Man ist jedoch der Ansicht, dass sie ein relevanter, hochfrequenter Datenpunkt bleiben, mit dem die Verbrauchernachfrage nach generativen Tools und somit die potenzielle Unternehmensnachfrage nach GPUs, Cloud- und anderen Diensten beobachtet werden kann.
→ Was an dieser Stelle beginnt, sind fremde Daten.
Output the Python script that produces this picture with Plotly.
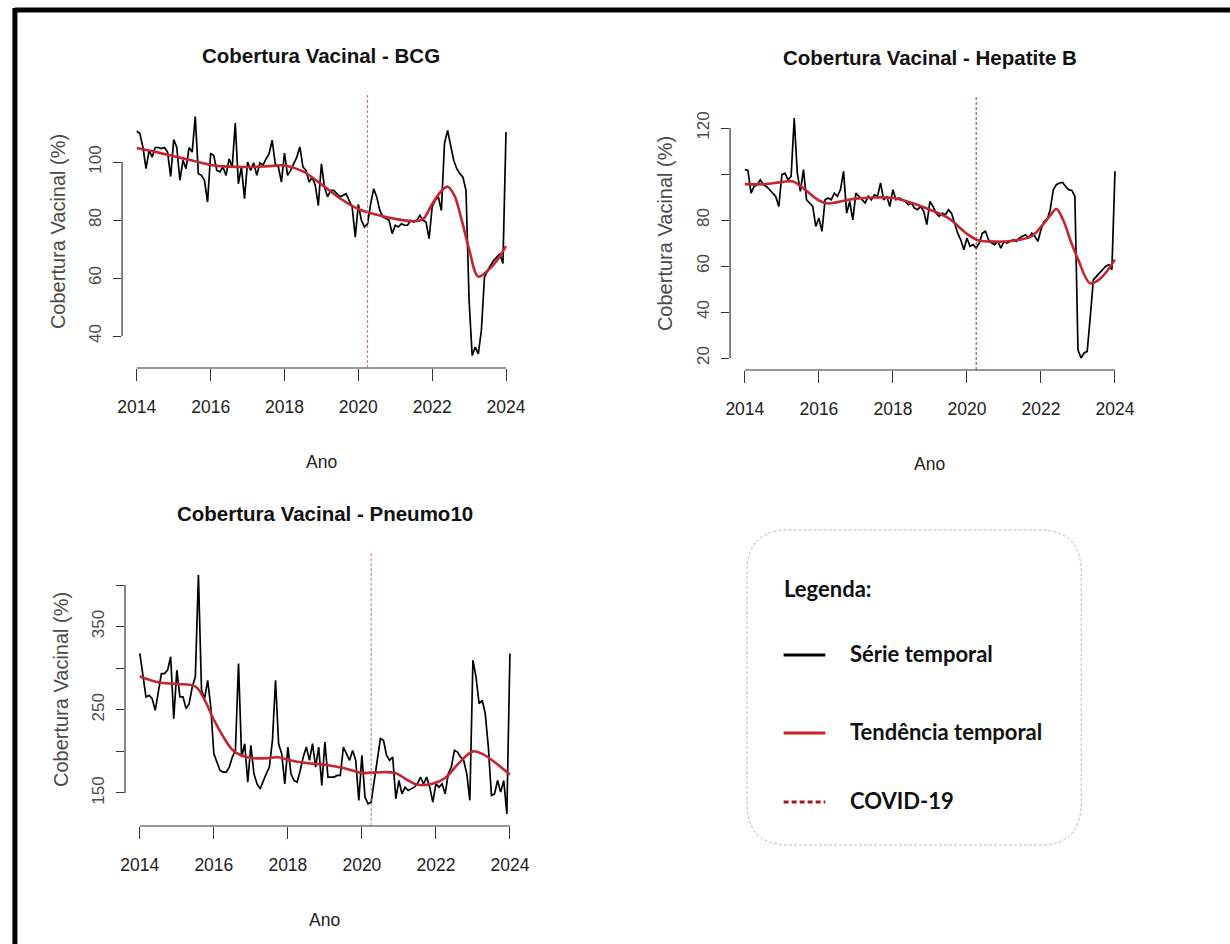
import plotly.graph_objects as go

# ---------------- data ----------------
months = [2014 + i / 12 for i in range(121)]

bcg_series = [110.6,109.8,105,97.7,104,101.7,105,105,104.6,105,103.4,95,
107.7,105,93.7,100.6,97.7,105,103.4,115.7,96,95.4,93.7,86.2,
102.9,102.3,97.1,96.6,98.3,95.4,101.1,98.3,113.4,92.5,98.3,87.4,
100,97.1,99.7,95.4,99.7,98.9,101.1,102.9,107.5,99.4,98.3,93.1,
103.1,95.4,97.1,99.4,101.7,105.2,98.3,97.1,93.1,94.8,92,85,
99.4,91.4,88,90.2,90.2,89.1,88,88.5,89.1,86.8,84.5,74.1,
85.4,79.9,77.6,78.7,85.6,90.8,87.9,83.3,81,80.5,79.9,75.3,
78.2,77.6,78.7,78.2,78.2,79.9,79.3,79.9,81.6,79.9,79.3,73.6,
84.5,86.8,88,83.3,106.3,110.9,105.2,100.6,97.7,96,94.8,90.2,
52.3,33.3,36.2,33.9,42,60.3,62.6,64.4,66.1,67.2,68.4,65,
110.3]

hepb_series = [101.9,101.6,91.7,94.6,95.4,97.5,95.4,94.6,93.2,91.7,90.3,85.9,
99.7,100.4,97.5,99,124.3,100.4,92.5,101.9,88.8,87.4,85.9,77.2,
80.9,75.1,88.8,89.6,88.8,91.7,90.3,93.2,101.2,83,88.1,80.1,
91.7,90.3,88.8,87.4,90.3,88.8,91,90.3,96.1,88.8,90.3,85.9,
93.2,88.8,89.6,88.8,88.1,86.7,87.4,85.2,84.5,85.9,83.8,78,
88.1,85.9,83,81.6,83,82.3,84.5,83,78.7,74.3,71.4,67.1,
72.2,68.6,69.3,67.8,70,74.3,75.1,71.4,70,69.3,70.7,67.8,
70.7,70,70.7,71.4,70.7,72.2,72.9,73.6,72.2,74.3,72.9,70.7,
75.8,79.4,80.1,84.5,93.2,95.4,96.1,96.4,94.6,93.2,92.9,90.3,
23.6,20,22.2,22.9,38.1,54.1,55.5,57,58.4,59.9,60.6,58.4,
101.2]

pneumo_series = [317.7,293.6,265.5,267.5,263.5,249.4,269.5,293.6,293.6,297.6,313.7,239.4,
297.6,265.5,265.5,251.4,257.4,277.5,289.6,412,273.5,263.5,285.5,253.4,
197.2,187.1,177.1,175.1,175.1,181.1,193.2,201.2,305.6,193.2,209.2,163,
207.2,173.1,161,155,165,173.1,181.1,213.3,285.5,209.2,197.2,161,
205.2,173.1,165,163,177.1,193.2,205.2,189.2,209.2,181.1,205.2,159,
211.2,169.1,169.1,169.1,171.1,171.1,205.2,197.2,189.2,201.2,189.2,141,
195.2,145,137,139,165,189.2,215.3,213.3,195.2,189.2,193.2,143,
165,149,157,153,155,157,161,169.1,161,169.1,157,139,
161,157,161,149,173.1,181.1,201.2,199.2,193.2,189.2,173.1,141,
309.6,289.6,257.4,261.4,245.4,205.2,147,149,165,151,165,124.9,
317.7]

bcg_trend_x = [2014, 2014.5, 2015, 2015.5, 2016, 2016.5, 2017, 2017.5, 2018, 2018.5, 2019, 2019.5,
               2020, 2020.5, 2021, 2021.5, 2021.75, 2022, 2022.25, 2022.42, 2022.6, 2022.8, 2023,
               2023.25, 2023.5, 2023.75, 2024]
bcg_trend = [104.8, 103.5, 102, 100.5, 99, 98.4, 98.3, 98.5, 98.8, 96.8, 92.3, 87.5,
             83.8, 81.8, 80.4, 79.6, 80.3, 85.5, 90, 91.5, 88.5, 80, 70,
             60.5, 62.5, 66, 71]

hepb_trend_x = [2014, 2014.5, 2015, 2015.3, 2015.6, 2016, 2016.25, 2016.5, 2017, 2017.5, 2018, 2018.5,
                2019, 2019.5, 2020, 2020.3, 2020.75, 2021.25, 2021.75, 2022, 2022.25, 2022.42, 2022.6,
                2022.8, 2023, 2023.33, 2023.6, 2024]
hepb_trend = [95.6, 95.6, 96.5, 96.8, 93.5, 88.5, 87.2, 87.8, 89.3, 89.8, 89.6, 87.5,
              84.5, 80.8, 74, 71.2, 70.6, 71, 73, 77, 82, 84.8, 80,
              71, 63, 52.5, 54.5, 62.8]

pneumo_trend_x = [2014, 2014.5, 2015, 2015.5, 2015.75, 2016, 2016.25, 2016.5, 2016.75, 2017, 2017.5,
                  2017.75, 2018, 2018.5, 2019, 2019.5, 2019.75, 2020, 2020.5, 2020.9, 2021.25, 2021.5,
                  2021.9, 2022.25, 2022.6, 2023, 2023.25, 2023.5, 2024]
pneumo_trend = [290, 283, 281, 278, 262, 238, 218, 202, 195, 192, 192,
                193, 190, 186, 184, 180, 177, 174, 175, 174, 165, 160,
                161, 168, 185, 200, 197, 190, 172]

covid_date = 2020.25

titles = ["Cobertura Vacinal - BCG", "Cobertura Vacinal - Hepatite B", "Cobertura Vacinal - Pneumo10"]
x_ticks = [2014, 2016, 2018, 2020, 2022, 2024]
bcg_yticks = [40, 60, 80, 100]
bcg_ytext = ["40", "60", "80", "100"]
hepb_yticks = [20, 40, 60, 80, 100, 120]
hepb_ytext = ["20", "40", "60", "80", "", "120"]
pneumo_yticks = [150, 200, 250, 300, 350, 400]
pneumo_ytext = ["150", "", "250", "", "350", ""]
legend_labels = ["Série temporal", "Tendência temporal", "COVID-19"]

# ---------------- layout helpers ----------------
W, H = 1230, 944
def px(x):
    return x / W
def py(y):
    return 1 - y / H

SANS = "Liberation Sans, Arial, sans-serif"
LEG = "Lato, Carlito, Open Sans, sans-serif"

panels = [
    dict(series=bcg_series, tx=bcg_trend_x, ty=bcg_trend, yt=bcg_yticks, ytt=bcg_ytext,
         xpx=(118, 520), ypx=(95, 368), yr=[29.0, 123.1], covid_col="#d86a7a", title=titles[0]),
    dict(series=hepb_series, tx=hepb_trend_x, ty=hepb_trend, yt=hepb_yticks, ytt=hepb_ytext,
         xpx=(731, 1134), ypx=(97, 370), yr=[14.8, 133.5], covid_col="#9a2a2a", title=titles[1]),
    dict(series=pneumo_series, tx=pneumo_trend_x, ty=pneumo_trend, yt=pneumo_yticks, ytt=pneumo_ytext,
         xpx=(121, 524), ypx=(553, 826), yr=[110.3, 438.5], covid_col="#d86a7a", title=titles[2]),
]

fig = go.Figure()
shapes = []
annotations = []
layout_axes = {}

for i, p in enumerate(panels):
    n = i + 1
    xa = "x" if n == 1 else f"x{n}"
    ya = "y" if n == 1 else f"y{n}"
    fig.add_trace(go.Scatter(x=months, y=p["series"], mode="lines", xaxis=xa, yaxis=ya,
                             line=dict(color="#000000", width=1.7), showlegend=False,
                             hoverinfo="skip"))
    fig.add_trace(go.Scatter(x=p["tx"], y=p["ty"], mode="lines", xaxis=xa, yaxis=ya,
                             line=dict(color="#c52530", width=2.6, shape="spline", smoothing=1.0),
                             showlegend=False, hoverinfo="skip"))
    x0, x1 = p["xpx"]
    y0, y1 = p["ypx"]
    layout_axes[f"xaxis{'' if n == 1 else n}"] = dict(
        domain=[px(x0), px(x1)], range=[2013.6, 2024.4], anchor=ya,
        showgrid=False, zeroline=False, showline=False,
        tickvals=x_ticks, ticktext=[str(v) for v in x_ticks],
        ticks="outside", ticklen=12, tickwidth=1, tickcolor="#333333",
        ticklabelstandoff=11,
        tickfont=dict(family=SANS, size=17.5, color="#222222"),
    )
    layout_axes[f"yaxis{'' if n == 1 else n}"] = dict(
        domain=[py(y1), py(y0)], range=p["yr"], anchor=xa,
        showgrid=False, zeroline=False, showline=False,
        tickvals=p["yt"], ticktext=p["ytt"], tickangle=-90,
        ticks="outside", ticklen=8, tickwidth=1, tickcolor="#333333",
        ticklabelstandoff=5,
        tickfont=dict(family=SANS, size=17, color="#4a4a4a"),
    )
    # R-style axis lines spanning first to last tick
    shapes.append(dict(type="line", xref=xa, yref=f"{ya} domain", x0=x_ticks[0], x1=x_ticks[-1],
                       y0=0, y1=0, line=dict(color="#333333", width=1.2)))
    shapes.append(dict(type="line", xref=f"{xa} domain", yref=ya, x0=0, x1=0,
                       y0=p["yt"][0], y1=p["yt"][-1], line=dict(color="#333333", width=1.2)))
    # COVID line
    shapes.append(dict(type="line", xref=xa, yref=f"{ya} domain", x0=covid_date, x1=covid_date,
                       y0=0, y1=1, line=dict(color=p["covid_col"], width=1, dash="3px,2px")))
    cx = (x0 + x1) / 2
    annotations.append(dict(text=p["title"], x=px(cx), y=py(y0 - 40), xref="paper", yref="paper",
                            showarrow=False, xanchor="center", yanchor="middle",
                            font=dict(family=SANS, size=20.5, color="#111111", weight="bold")))
    annotations.append(dict(text="Ano", x=px(cx), y=py(y1 + 94), xref="paper", yref="paper",
                            showarrow=False, xanchor="center", yanchor="middle",
                            font=dict(family=SANS, size=17.5, color="#222222")))
    annotations.append(dict(text="Cobertura Vacinal (%)", x=px(x0 - 65), y=py((y0 + y1) / 2),
                            xref="paper", yref="paper", textangle=-90,
                            showarrow=False, xanchor="center", yanchor="middle",
                            font=dict(family=SANS, size=20, color="#4a4a4a")))

# outer border (left and top)
shapes.append(dict(type="line", xref="paper", yref="paper", x0=px(10), x1=px(1235), y0=py(10), y1=py(10),
                   line=dict(color="#000000", width=5)))
shapes.append(dict(type="line", xref="paper", yref="paper", x0=px(10), x1=px(10), y0=py(8), y1=py(950),
                   line=dict(color="#000000", width=5)))

# legend box (rounded, dashed)
bx0, bx1, by0, by1, r = 748, 1085, 530, 845, 42
path = (f"M {px(bx0 + r)},{py(by0)} L {px(bx1 - r)},{py(by0)} "
        f"Q {px(bx1)},{py(by0)} {px(bx1)},{py(by0 + r)} L {px(bx1)},{py(by1 - r)} "
        f"Q {px(bx1)},{py(by1)} {px(bx1 - r)},{py(by1)} L {px(bx0 + r)},{py(by1)} "
        f"Q {px(bx0)},{py(by1)} {px(bx0)},{py(by1 - r)} L {px(bx0)},{py(by0 + r)} "
        f"Q {px(bx0)},{py(by0)} {px(bx0 + r)},{py(by0)} Z")
shapes.append(dict(type="path", xref="paper", yref="paper", path=path,
                   line=dict(color="#b8b8b8", width=1, dash="3px,2px")))

leg_y = [655, 733, 802]
leg_styles = [dict(color="#000000", width=3), dict(color="#d0201c", width=3),
              dict(color="#9b1b2a", width=3, dash="5px,3px")]
for yy, st, lab in zip(leg_y, leg_styles, legend_labels):
    shapes.append(dict(type="line", xref="paper", yref="paper", x0=px(785), x1=px(827),
                       y0=py(yy), y1=py(yy), line=st))
    annotations.append(dict(text=lab, x=px(850), y=py(yy - 2), xref="paper", yref="paper",
                            showarrow=False, xanchor="left", yanchor="middle",
                            font=dict(family=LEG, size=22, color="#111111", weight="bold")))
annotations.append(dict(text="Legenda:", x=px(783), y=py(588), xref="paper", yref="paper",
                        showarrow=False, xanchor="left", yanchor="middle",
                        font=dict(family=LEG, size=22, color="#111111", weight="bold")))

fig.update_layout(
    width=W, height=H, margin=dict(l=0, r=0, t=0, b=0),
    paper_bgcolor="white", plot_bgcolor="white",
    showlegend=False, shapes=shapes, annotations=annotations,
    **layout_axes,
)

fig.write_html("out.html", config={"displayModeBar": False},
               post_script="document.body.style.margin='0';document.body.style.overflow='hidden';")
ChatGPT versus Threads Sucheinteresse
Ein letzter Datenpunkt zur Messung der Verbreitung und Beständigkeit von KI-Trial-and-Error durch Unternehmen und wagnisfinanzierte Start-ups ist die Beschäftigung mit Open-Source-Modellen. Dies ist eine Kennzahl, die Morgan Stanley monatlich zu überwachen begonnen hat und die man im Laufe der Zeit weiter verfolgen wird. Zur Anzahl der generativen KI-Modelle (für Text, Bild, Audio, Video usw.), die auf Hugging Face - dem führenden Repository für Open-Source-KI-Modelle - verfügbar sind, und, was vielleicht noch nützlicher ist, die Häufigkeit ihrer Downloads, ergeben sich folgende Werte:
Derzeit gibt es 277.510 Modelle auf Hugging Face (ein Anstieg um das 20-fache in zwei Jahren) und 49.677 Datensätze. Die Top 100 wurden im Juli 434 Mio. Mal heruntergeladen, die Top 10 wurden 200 Mio. Mal heruntergeladen. Seit Januar 2021 wurden die Top-10-Modelle insgesamt 3,5 Mrd. Mal heruntergeladen. Der Umfang und die Tiefe des Ausprobierens beim Versuch, die Killer-Apps auf der Grundlage dieser Modelle zu entwickeln, befindet sich noch in der Exponentialphase.